Notice that the automation has not only enforced a disciplined, streamlined process where requirements flow through predefined states, but it's also reduced the effort of getting updated project status. At any instant, the project manager can generate a formatted project report that reflects the current status of the project and highlights areas that need attention.

Summary
Requirements are an integral part of the development proces connected through traceability with marketing specifications, analysis diagrams, design models, code files, test procedures and virtually every other project deliverable. The structure of product requirements usually lends itself well to organizing the design, implementation and test activities that follow. The mapping between system requirements and product requirements and between product requirements and design, implementation and test procedures will help ensure complete coverage and eliminate overlap.

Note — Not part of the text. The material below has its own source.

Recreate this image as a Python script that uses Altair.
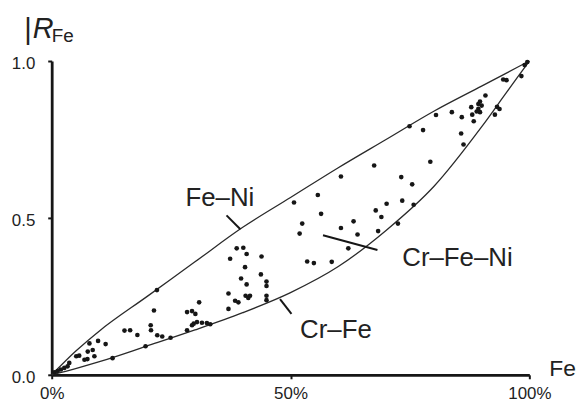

Each member of the development team uses a different subset of the requirement's information to do his or her job. An automated tool like WinA&D makes that information easily accessible through custom views and queries, user defined entry dialogs and scriptable HTML reports.

Given the leveraging aspect of the requirement's foundation, a good set of requirements is your best weapon in controlling project quality, cost and schedule. Automated tools enforce a disciplined, streamlined process on that effort.